## SHORT PROBLEM
Repeat the material below exactly, with no pictures.

==========

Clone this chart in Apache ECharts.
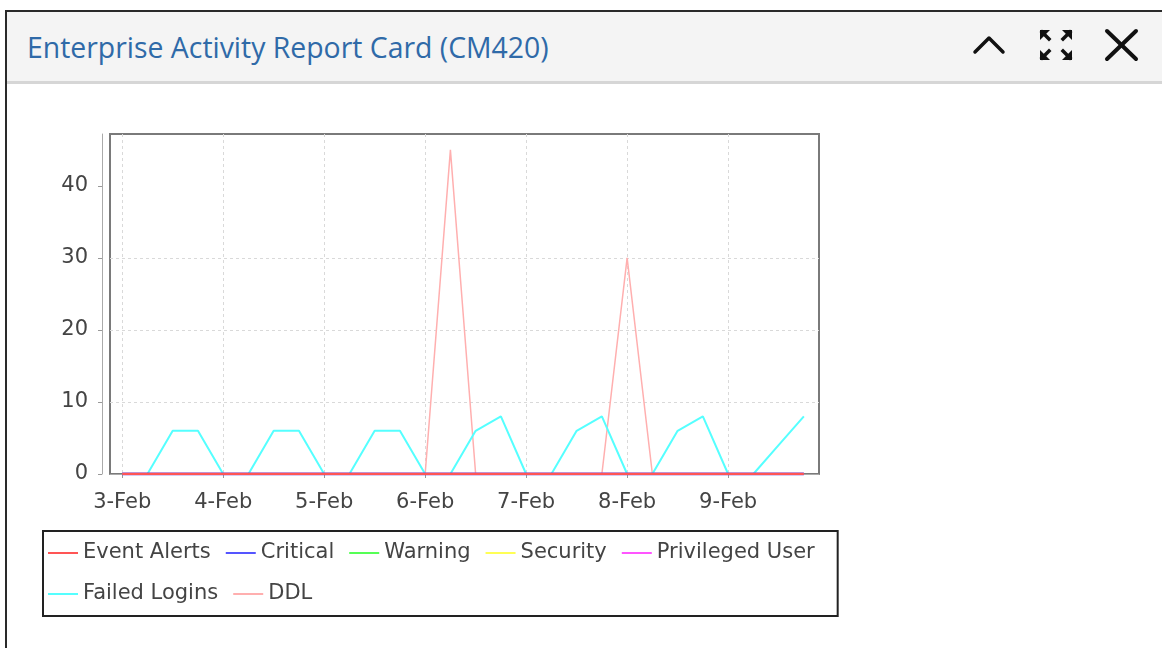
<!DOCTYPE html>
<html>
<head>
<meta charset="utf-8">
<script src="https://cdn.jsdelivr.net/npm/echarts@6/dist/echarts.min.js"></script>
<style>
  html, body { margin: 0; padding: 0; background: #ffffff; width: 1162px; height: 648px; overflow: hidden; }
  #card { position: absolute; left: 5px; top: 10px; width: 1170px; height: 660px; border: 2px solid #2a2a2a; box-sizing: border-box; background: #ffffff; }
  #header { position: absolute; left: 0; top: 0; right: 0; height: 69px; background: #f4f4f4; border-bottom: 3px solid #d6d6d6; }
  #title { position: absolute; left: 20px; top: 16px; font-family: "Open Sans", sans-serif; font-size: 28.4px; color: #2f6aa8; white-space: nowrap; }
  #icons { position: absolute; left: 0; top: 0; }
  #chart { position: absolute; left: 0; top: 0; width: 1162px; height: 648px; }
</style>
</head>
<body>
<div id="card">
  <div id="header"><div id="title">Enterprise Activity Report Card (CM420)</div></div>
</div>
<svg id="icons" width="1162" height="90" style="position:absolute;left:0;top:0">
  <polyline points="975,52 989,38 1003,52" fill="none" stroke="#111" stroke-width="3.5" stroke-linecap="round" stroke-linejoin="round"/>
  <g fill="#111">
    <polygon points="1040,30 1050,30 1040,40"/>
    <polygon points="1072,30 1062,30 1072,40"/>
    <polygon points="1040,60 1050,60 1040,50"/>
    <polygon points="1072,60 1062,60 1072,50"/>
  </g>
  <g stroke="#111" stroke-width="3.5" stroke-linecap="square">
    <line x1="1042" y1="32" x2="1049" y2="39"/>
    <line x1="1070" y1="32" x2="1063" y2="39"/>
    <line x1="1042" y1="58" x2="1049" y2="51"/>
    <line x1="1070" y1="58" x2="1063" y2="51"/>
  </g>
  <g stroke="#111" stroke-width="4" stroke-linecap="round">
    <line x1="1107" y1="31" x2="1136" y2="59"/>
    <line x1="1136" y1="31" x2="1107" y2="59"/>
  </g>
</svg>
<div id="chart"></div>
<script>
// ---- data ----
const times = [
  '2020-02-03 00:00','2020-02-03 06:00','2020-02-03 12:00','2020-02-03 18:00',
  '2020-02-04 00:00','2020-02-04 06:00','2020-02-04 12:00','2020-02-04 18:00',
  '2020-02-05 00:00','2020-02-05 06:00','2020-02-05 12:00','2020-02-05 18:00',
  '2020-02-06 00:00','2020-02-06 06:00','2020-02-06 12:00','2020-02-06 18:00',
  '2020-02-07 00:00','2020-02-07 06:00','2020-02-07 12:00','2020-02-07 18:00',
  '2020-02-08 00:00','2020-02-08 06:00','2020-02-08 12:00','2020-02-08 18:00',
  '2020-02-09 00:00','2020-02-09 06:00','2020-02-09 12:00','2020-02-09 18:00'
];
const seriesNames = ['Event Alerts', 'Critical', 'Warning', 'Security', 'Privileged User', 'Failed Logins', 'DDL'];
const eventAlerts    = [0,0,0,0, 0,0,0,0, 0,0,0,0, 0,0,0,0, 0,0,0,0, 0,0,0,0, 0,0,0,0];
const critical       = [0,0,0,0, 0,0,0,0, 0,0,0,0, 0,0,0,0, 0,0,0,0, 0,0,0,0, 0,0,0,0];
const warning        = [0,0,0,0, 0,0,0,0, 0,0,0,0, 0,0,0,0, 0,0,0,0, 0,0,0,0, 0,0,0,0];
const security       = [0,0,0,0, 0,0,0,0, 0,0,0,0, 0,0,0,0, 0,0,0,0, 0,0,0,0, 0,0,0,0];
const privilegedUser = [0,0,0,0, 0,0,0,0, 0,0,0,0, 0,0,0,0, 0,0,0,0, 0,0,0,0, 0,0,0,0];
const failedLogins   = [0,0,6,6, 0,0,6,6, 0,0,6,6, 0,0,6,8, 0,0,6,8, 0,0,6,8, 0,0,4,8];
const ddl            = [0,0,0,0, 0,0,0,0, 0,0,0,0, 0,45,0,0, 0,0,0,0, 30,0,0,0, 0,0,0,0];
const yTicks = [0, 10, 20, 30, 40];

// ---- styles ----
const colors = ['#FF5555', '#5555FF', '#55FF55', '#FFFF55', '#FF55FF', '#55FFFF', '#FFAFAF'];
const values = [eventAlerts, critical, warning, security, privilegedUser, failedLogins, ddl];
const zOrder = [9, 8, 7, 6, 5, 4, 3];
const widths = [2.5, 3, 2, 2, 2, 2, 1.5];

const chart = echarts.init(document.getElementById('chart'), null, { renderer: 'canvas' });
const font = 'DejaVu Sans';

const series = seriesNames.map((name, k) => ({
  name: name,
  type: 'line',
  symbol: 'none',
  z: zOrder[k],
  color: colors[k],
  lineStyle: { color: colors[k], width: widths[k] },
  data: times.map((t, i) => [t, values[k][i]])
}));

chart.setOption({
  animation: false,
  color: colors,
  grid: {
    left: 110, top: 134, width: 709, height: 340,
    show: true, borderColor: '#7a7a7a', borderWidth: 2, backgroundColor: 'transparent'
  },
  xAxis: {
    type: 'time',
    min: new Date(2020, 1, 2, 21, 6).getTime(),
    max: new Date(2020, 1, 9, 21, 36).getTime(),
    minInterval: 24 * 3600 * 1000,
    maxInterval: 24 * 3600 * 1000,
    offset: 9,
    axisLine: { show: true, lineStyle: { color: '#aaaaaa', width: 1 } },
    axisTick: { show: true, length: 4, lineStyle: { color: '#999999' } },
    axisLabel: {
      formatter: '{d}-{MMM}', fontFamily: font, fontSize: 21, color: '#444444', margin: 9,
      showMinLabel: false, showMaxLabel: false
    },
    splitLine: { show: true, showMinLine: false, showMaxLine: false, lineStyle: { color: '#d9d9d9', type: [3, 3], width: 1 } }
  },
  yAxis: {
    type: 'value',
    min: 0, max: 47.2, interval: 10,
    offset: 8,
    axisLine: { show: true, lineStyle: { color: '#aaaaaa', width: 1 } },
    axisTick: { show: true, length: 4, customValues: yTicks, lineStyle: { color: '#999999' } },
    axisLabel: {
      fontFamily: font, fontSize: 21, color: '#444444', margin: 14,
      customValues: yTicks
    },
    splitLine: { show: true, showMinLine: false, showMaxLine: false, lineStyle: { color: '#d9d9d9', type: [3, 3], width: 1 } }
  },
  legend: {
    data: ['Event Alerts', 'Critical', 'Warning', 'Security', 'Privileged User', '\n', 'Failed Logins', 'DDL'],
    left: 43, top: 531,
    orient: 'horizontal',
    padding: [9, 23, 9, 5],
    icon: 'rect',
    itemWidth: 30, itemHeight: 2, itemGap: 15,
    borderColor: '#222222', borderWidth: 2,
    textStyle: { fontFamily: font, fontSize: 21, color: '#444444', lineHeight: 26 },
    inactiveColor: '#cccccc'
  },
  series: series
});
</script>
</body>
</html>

==========

## REPLY TO THE EXERCISE
Clone this chart in Apache ECharts.
<!DOCTYPE html>
<html>
<head>
<meta charset="utf-8">
<script src="https://cdn.jsdelivr.net/npm/echarts@6/dist/echarts.min.js"></script>
<style>
  html, body { margin: 0; padding: 0; background: #ffffff; width: 1162px; height: 648px; overflow: hidden; }
  #card { position: absolute; left: 5px; top: 10px; width: 1170px; height: 660px; border: 2px solid #2a2a2a; box-sizing: border-box; background: #ffffff; }
  #header { position: absolute; left: 0; top: 0; right: 0; height: 69px; background: #f4f4f4; border-bottom: 3px solid #d6d6d6; }
  #title { position: absolute; left: 20px; top: 16px; font-family: "Open Sans", sans-serif; font-size: 28.4px; color: #2f6aa8; white-space: nowrap; }
  #icons { position: absolute; left: 0; top: 0; }
  #chart { position: absolute; left: 0; top: 0; width: 1162px; height: 648px; }
</style>
</head>
<body>
<div id="card">
  <div id="header"><div id="title">Enterprise Activity Report Card (CM420)</div></div>
</div>
<svg id="icons" width="1162" height="90" style="position:absolute;left:0;top:0">
  <polyline points="975,52 989,38 1003,52" fill="none" stroke="#111" stroke-width="3.5" stroke-linecap="round" stroke-linejoin="round"/>
  <g fill="#111">
    <polygon points="1040,30 1050,30 1040,40"/>
    <polygon points="1072,30 1062,30 1072,40"/>
    <polygon points="1040,60 1050,60 1040,50"/>
    <polygon points="1072,60 1062,60 1072,50"/>
  </g>
  <g stroke="#111" stroke-width="3.5" stroke-linecap="square">
    <line x1="1042" y1="32" x2="1049" y2="39"/>
    <line x1="1070" y1="32" x2="1063" y2="39"/>
    <line x1="1042" y1="58" x2="1049" y2="51"/>
    <line x1="1070" y1="58" x2="1063" y2="51"/>
  </g>
  <g stroke="#111" stroke-width="4" stroke-linecap="round">
    <line x1="1107" y1="31" x2="1136" y2="59"/>
    <line x1="1136" y1="31" x2="1107" y2="59"/>
  </g>
</svg>
<div id="chart"></div>
<script>
// ---- data ----
const times = [
  '2020-02-03 00:00','2020-02-03 06:00','2020-02-03 12:00','2020-02-03 18:00',
  '2020-02-04 00:00','2020-02-04 06:00','2020-02-04 12:00','2020-02-04 18:00',
  '2020-02-05 00:00','2020-02-05 06:00','2020-02-05 12:00','2020-02-05 18:00',
  '2020-02-06 00:00','2020-02-06 06:00','2020-02-06 12:00','2020-02-06 18:00',
  '2020-02-07 00:00','2020-02-07 06:00','2020-02-07 12:00','2020-02-07 18:00',
  '2020-02-08 00:00','2020-02-08 06:00','2020-02-08 12:00','2020-02-08 18:00',
  '2020-02-09 00:00','2020-02-09 06:00','2020-02-09 12:00','2020-02-09 18:00'
];
const seriesNames = ['Event Alerts', 'Critical', 'Warning', 'Security', 'Privileged User', 'Failed Logins', 'DDL'];
const eventAlerts    = [0,0,0,0, 0,0,0,0, 0,0,0,0, 0,0,0,0, 0,0,0,0, 0,0,0,0, 0,0,0,0];
const critical       = [0,0,0,0, 0,0,0,0, 0,0,0,0, 0,0,0,0, 0,0,0,0, 0,0,0,0, 0,0,0,0];
const warning        = [0,0,0,0, 0,0,0,0, 0,0,0,0, 0,0,0,0, 0,0,0,0, 0,0,0,0, 0,0,0,0];
const security       = [0,0,0,0, 0,0,0,0, 0,0,0,0, 0,0,0,0, 0,0,0,0, 0,0,0,0, 0,0,0,0];
const privilegedUser = [0,0,0,0, 0,0,0,0, 0,0,0,0, 0,0,0,0, 0,0,0,0, 0,0,0,0, 0,0,0,0];
const failedLogins   = [0,0,6,6, 0,0,6,6, 0,0,6,6, 0,0,6,8, 0,0,6,8, 0,0,6,8, 0,0,4,8];
const ddl            = [0,0,0,0, 0,0,0,0, 0,0,0,0, 0,45,0,0, 0,0,0,0, 30,0,0,0, 0,0,0,0];
const yTicks = [0, 10, 20, 30, 40];

// ---- styles ----
const colors = ['#FF5555', '#5555FF', '#55FF55', '#FFFF55', '#FF55FF', '#55FFFF', '#FFAFAF'];
const values = [eventAlerts, critical, warning, security, privilegedUser, failedLogins, ddl];
const zOrder = [9, 8, 7, 6, 5, 4, 3];
const widths = [2.5, 3, 2, 2, 2, 2, 1.5];

const chart = echarts.init(document.getElementById('chart'), null, { renderer: 'canvas' });
const font = 'DejaVu Sans';

const series = seriesNames.map((name, k) => ({
  name: name,
  type: 'line',
  symbol: 'none',
  z: zOrder[k],
  color: colors[k],
  lineStyle: { color: colors[k], width: widths[k] },
  data: times.map((t, i) => [t, values[k][i]])
}));

chart.setOption({
  animation: false,
  color: colors,
  grid: {
    left: 110, top: 134, width: 709, height: 340,
    show: true, borderColor: '#7a7a7a', borderWidth: 2, backgroundColor: 'transparent'
  },
  xAxis: {
    type: 'time',
    min: new Date(2020, 1, 2, 21, 6).getTime(),
    max: new Date(2020, 1, 9, 21, 36).getTime(),
    minInterval: 24 * 3600 * 1000,
    maxInterval: 24 * 3600 * 1000,
    offset: 9,
    axisLine: { show: true, lineStyle: { color: '#aaaaaa', width: 1 } },
    axisTick: { show: true, length: 4, lineStyle: { color: '#999999' } },
    axisLabel: {
      formatter: '{d}-{MMM}', fontFamily: font, fontSize: 21, color: '#444444', margin: 9,
      showMinLabel: false, showMaxLabel: false
    },
    splitLine: { show: true, showMinLine: false, showMaxLine: false, lineStyle: { color: '#d9d9d9', type: [3, 3], width: 1 } }
  },
  yAxis: {
    type: 'value',
    min: 0, max: 47.2, interval: 10,
    offset: 8,
    axisLine: { show: true, lineStyle: { color: '#aaaaaa', width: 1 } },
    axisTick: { show: true, length: 4, customValues: yTicks, lineStyle: { color: '#999999' } },
    axisLabel: {
      fontFamily: font, fontSize: 21, color: '#444444', margin: 14,
      customValues: yTicks
    },
    splitLine: { show: true, showMinLine: false, showMaxLine: false, lineStyle: { color: '#d9d9d9', type: [3, 3], width: 1 } }
  },
  legend: {
    data: ['Event Alerts', 'Critical', 'Warning', 'Security', 'Privileged User', '\n', 'Failed Logins', 'DDL'],
    left: 43, top: 531,
    orient: 'horizontal',
    padding: [9, 23, 9, 5],
    icon: 'rect',
    itemWidth: 30, itemHeight: 2, itemGap: 15,
    borderColor: '#222222', borderWidth: 2,
    textStyle: { fontFamily: font, fontSize: 21, color: '#444444', lineHeight: 26 },
    inactiveColor: '#cccccc'
  },
  series: series
});
</script>
</body>
</html>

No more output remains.